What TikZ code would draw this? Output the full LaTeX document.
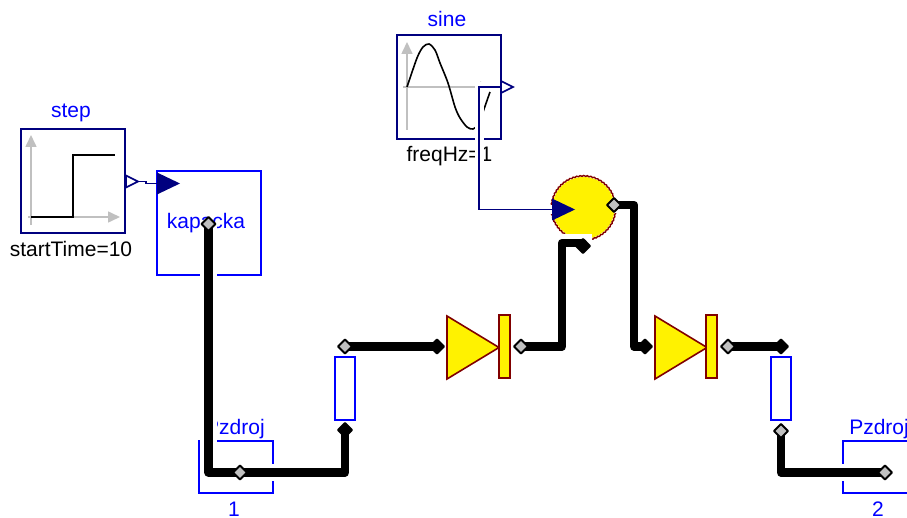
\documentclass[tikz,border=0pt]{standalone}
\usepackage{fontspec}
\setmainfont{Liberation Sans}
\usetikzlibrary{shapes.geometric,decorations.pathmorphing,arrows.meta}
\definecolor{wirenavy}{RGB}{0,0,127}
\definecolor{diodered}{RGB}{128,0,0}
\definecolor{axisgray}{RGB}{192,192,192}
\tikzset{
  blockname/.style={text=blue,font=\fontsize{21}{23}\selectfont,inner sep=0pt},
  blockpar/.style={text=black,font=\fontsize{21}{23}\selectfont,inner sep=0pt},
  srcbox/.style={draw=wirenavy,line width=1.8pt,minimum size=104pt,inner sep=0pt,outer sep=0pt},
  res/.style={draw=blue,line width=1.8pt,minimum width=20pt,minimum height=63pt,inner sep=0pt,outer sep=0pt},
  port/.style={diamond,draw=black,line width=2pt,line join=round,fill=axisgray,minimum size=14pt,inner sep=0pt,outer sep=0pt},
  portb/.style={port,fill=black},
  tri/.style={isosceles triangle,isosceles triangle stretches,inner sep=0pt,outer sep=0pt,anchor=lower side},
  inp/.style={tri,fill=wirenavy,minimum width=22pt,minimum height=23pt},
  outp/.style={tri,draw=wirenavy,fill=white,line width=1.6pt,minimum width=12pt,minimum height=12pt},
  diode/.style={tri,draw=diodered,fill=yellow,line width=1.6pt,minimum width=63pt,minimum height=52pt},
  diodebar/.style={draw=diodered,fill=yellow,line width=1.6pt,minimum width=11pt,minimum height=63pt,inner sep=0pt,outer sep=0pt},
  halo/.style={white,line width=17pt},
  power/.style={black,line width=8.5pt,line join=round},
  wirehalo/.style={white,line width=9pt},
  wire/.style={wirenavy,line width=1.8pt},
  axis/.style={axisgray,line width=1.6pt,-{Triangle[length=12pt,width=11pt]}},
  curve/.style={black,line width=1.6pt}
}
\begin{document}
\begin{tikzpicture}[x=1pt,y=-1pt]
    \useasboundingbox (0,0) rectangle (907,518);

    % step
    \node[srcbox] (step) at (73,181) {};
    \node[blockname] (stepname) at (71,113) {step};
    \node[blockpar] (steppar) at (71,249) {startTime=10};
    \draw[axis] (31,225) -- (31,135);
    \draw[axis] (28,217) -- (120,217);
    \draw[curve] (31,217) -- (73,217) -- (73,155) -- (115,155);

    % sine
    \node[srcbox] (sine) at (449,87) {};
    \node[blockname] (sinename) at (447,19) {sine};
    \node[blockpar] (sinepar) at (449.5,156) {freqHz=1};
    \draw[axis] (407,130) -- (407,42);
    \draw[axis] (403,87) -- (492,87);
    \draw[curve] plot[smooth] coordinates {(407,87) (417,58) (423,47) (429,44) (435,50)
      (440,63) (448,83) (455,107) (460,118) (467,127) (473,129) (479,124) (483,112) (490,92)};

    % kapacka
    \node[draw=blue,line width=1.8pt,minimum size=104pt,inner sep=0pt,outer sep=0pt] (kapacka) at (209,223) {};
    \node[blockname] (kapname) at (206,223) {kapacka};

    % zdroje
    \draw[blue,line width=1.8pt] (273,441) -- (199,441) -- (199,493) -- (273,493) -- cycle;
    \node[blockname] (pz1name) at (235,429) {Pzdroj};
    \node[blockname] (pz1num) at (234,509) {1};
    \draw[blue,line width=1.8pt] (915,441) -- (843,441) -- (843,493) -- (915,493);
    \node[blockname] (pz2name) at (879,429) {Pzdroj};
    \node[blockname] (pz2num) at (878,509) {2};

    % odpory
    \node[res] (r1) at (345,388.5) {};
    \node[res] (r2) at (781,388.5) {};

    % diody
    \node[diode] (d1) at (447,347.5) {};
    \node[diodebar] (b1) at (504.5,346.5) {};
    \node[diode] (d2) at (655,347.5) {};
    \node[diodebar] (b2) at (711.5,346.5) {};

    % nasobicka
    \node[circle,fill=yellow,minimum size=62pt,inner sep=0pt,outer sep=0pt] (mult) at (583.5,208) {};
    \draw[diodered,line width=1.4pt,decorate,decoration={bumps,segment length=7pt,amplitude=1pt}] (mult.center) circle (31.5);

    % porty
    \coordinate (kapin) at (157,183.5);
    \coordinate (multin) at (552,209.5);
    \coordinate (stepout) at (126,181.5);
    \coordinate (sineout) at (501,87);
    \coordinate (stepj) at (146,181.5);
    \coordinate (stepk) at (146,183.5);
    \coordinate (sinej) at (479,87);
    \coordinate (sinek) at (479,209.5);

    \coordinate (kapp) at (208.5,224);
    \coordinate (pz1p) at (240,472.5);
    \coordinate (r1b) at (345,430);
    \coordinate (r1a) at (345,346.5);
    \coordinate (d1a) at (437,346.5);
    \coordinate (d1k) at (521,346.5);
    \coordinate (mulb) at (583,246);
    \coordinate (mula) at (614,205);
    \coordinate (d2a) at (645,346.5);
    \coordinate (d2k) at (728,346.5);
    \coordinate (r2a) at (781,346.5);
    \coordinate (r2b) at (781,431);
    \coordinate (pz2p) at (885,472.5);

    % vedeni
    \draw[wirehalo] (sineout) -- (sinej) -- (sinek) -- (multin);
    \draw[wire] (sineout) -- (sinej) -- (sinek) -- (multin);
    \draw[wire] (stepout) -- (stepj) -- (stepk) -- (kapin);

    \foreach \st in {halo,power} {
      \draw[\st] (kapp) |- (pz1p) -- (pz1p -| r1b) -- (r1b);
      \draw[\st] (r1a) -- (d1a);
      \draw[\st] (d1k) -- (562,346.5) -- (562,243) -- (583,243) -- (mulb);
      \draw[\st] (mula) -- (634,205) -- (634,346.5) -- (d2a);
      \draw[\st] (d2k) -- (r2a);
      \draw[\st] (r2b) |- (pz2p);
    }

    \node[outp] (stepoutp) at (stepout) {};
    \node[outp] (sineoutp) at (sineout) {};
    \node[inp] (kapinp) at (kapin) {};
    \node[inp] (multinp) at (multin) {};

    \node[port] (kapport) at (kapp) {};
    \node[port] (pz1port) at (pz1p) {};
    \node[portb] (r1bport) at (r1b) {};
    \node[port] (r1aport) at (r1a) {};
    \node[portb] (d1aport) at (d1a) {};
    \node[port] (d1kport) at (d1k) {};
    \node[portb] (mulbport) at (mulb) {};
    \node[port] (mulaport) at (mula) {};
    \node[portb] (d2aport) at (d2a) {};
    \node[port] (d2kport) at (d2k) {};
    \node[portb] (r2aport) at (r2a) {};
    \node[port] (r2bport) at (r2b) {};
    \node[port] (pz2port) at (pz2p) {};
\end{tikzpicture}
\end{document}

───

What the task requires –
Quote everything in the listing above exactly; pictures are the only thing to omit.

Task output –
What TikZ code would draw this? Output the full LaTeX document.
\documentclass[tikz,border=0pt]{standalone}
\usepackage{fontspec}
\setmainfont{Liberation Sans}
\usetikzlibrary{shapes.geometric,decorations.pathmorphing,arrows.meta}
\definecolor{wirenavy}{RGB}{0,0,127}
\definecolor{diodered}{RGB}{128,0,0}
\definecolor{axisgray}{RGB}{192,192,192}
\tikzset{
  blockname/.style={text=blue,font=\fontsize{21}{23}\selectfont,inner sep=0pt},
  blockpar/.style={text=black,font=\fontsize{21}{23}\selectfont,inner sep=0pt},
  srcbox/.style={draw=wirenavy,line width=1.8pt,minimum size=104pt,inner sep=0pt,outer sep=0pt},
  res/.style={draw=blue,line width=1.8pt,minimum width=20pt,minimum height=63pt,inner sep=0pt,outer sep=0pt},
  port/.style={diamond,draw=black,line width=2pt,line join=round,fill=axisgray,minimum size=14pt,inner sep=0pt,outer sep=0pt},
  portb/.style={port,fill=black},
  tri/.style={isosceles triangle,isosceles triangle stretches,inner sep=0pt,outer sep=0pt,anchor=lower side},
  inp/.style={tri,fill=wirenavy,minimum width=22pt,minimum height=23pt},
  outp/.style={tri,draw=wirenavy,fill=white,line width=1.6pt,minimum width=12pt,minimum height=12pt},
  diode/.style={tri,draw=diodered,fill=yellow,line width=1.6pt,minimum width=63pt,minimum height=52pt},
  diodebar/.style={draw=diodered,fill=yellow,line width=1.6pt,minimum width=11pt,minimum height=63pt,inner sep=0pt,outer sep=0pt},
  halo/.style={white,line width=17pt},
  power/.style={black,line width=8.5pt,line join=round},
  wirehalo/.style={white,line width=9pt},
  wire/.style={wirenavy,line width=1.8pt},
  axis/.style={axisgray,line width=1.6pt,-{Triangle[length=12pt,width=11pt]}},
  curve/.style={black,line width=1.6pt}
}
\begin{document}
\begin{tikzpicture}[x=1pt,y=-1pt]
    \useasboundingbox (0,0) rectangle (907,518);

    % step
    \node[srcbox] (step) at (73,181) {};
    \node[blockname] (stepname) at (71,113) {step};
    \node[blockpar] (steppar) at (71,249) {startTime=10};
    \draw[axis] (31,225) -- (31,135);
    \draw[axis] (28,217) -- (120,217);
    \draw[curve] (31,217) -- (73,217) -- (73,155) -- (115,155);

    % sine
    \node[srcbox] (sine) at (449,87) {};
    \node[blockname] (sinename) at (447,19) {sine};
    \node[blockpar] (sinepar) at (449.5,156) {freqHz=1};
    \draw[axis] (407,130) -- (407,42);
    \draw[axis] (403,87) -- (492,87);
    \draw[curve] plot[smooth] coordinates {(407,87) (417,58) (423,47) (429,44) (435,50)
      (440,63) (448,83) (455,107) (460,118) (467,127) (473,129) (479,124) (483,112) (490,92)};

    % kapacka
    \node[draw=blue,line width=1.8pt,minimum size=104pt,inner sep=0pt,outer sep=0pt] (kapacka) at (209,223) {};
    \node[blockname] (kapname) at (206,223) {kapacka};

    % zdroje
    \draw[blue,line width=1.8pt] (273,441) -- (199,441) -- (199,493) -- (273,493) -- cycle;
    \node[blockname] (pz1name) at (235,429) {Pzdroj};
    \node[blockname] (pz1num) at (234,509) {1};
    \draw[blue,line width=1.8pt] (915,441) -- (843,441) -- (843,493) -- (915,493);
    \node[blockname] (pz2name) at (879,429) {Pzdroj};
    \node[blockname] (pz2num) at (878,509) {2};

    % odpory
    \node[res] (r1) at (345,388.5) {};
    \node[res] (r2) at (781,388.5) {};

    % diody
    \node[diode] (d1) at (447,347.5) {};
    \node[diodebar] (b1) at (504.5,346.5) {};
    \node[diode] (d2) at (655,347.5) {};
    \node[diodebar] (b2) at (711.5,346.5) {};

    % nasobicka
    \node[circle,fill=yellow,minimum size=62pt,inner sep=0pt,outer sep=0pt] (mult) at (583.5,208) {};
    \draw[diodered,line width=1.4pt,decorate,decoration={bumps,segment length=7pt,amplitude=1pt}] (mult.center) circle (31.5);

    % porty
    \coordinate (kapin) at (157,183.5);
    \coordinate (multin) at (552,209.5);
    \coordinate (stepout) at (126,181.5);
    \coordinate (sineout) at (501,87);
    \coordinate (stepj) at (146,181.5);
    \coordinate (stepk) at (146,183.5);
    \coordinate (sinej) at (479,87);
    \coordinate (sinek) at (479,209.5);

    \coordinate (kapp) at (208.5,224);
    \coordinate (pz1p) at (240,472.5);
    \coordinate (r1b) at (345,430);
    \coordinate (r1a) at (345,346.5);
    \coordinate (d1a) at (437,346.5);
    \coordinate (d1k) at (521,346.5);
    \coordinate (mulb) at (583,246);
    \coordinate (mula) at (614,205);
    \coordinate (d2a) at (645,346.5);
    \coordinate (d2k) at (728,346.5);
    \coordinate (r2a) at (781,346.5);
    \coordinate (r2b) at (781,431);
    \coordinate (pz2p) at (885,472.5);

    % vedeni
    \draw[wirehalo] (sineout) -- (sinej) -- (sinek) -- (multin);
    \draw[wire] (sineout) -- (sinej) -- (sinek) -- (multin);
    \draw[wire] (stepout) -- (stepj) -- (stepk) -- (kapin);

    \foreach \st in {halo,power} {
      \draw[\st] (kapp) |- (pz1p) -- (pz1p -| r1b) -- (r1b);
      \draw[\st] (r1a) -- (d1a);
      \draw[\st] (d1k) -- (562,346.5) -- (562,243) -- (583,243) -- (mulb);
      \draw[\st] (mula) -- (634,205) -- (634,346.5) -- (d2a);
      \draw[\st] (d2k) -- (r2a);
      \draw[\st] (r2b) |- (pz2p);
    }

    \node[outp] (stepoutp) at (stepout) {};
    \node[outp] (sineoutp) at (sineout) {};
    \node[inp] (kapinp) at (kapin) {};
    \node[inp] (multinp) at (multin) {};

    \node[port] (kapport) at (kapp) {};
    \node[port] (pz1port) at (pz1p) {};
    \node[portb] (r1bport) at (r1b) {};
    \node[port] (r1aport) at (r1a) {};
    \node[portb] (d1aport) at (d1a) {};
    \node[port] (d1kport) at (d1k) {};
    \node[portb] (mulbport) at (mulb) {};
    \node[port] (mulaport) at (mula) {};
    \node[portb] (d2aport) at (d2a) {};
    \node[port] (d2kport) at (d2k) {};
    \node[portb] (r2aport) at (r2a) {};
    \node[port] (r2bport) at (r2b) {};
    \node[port] (pz2port) at (pz2p) {};
\end{tikzpicture}
\end{document}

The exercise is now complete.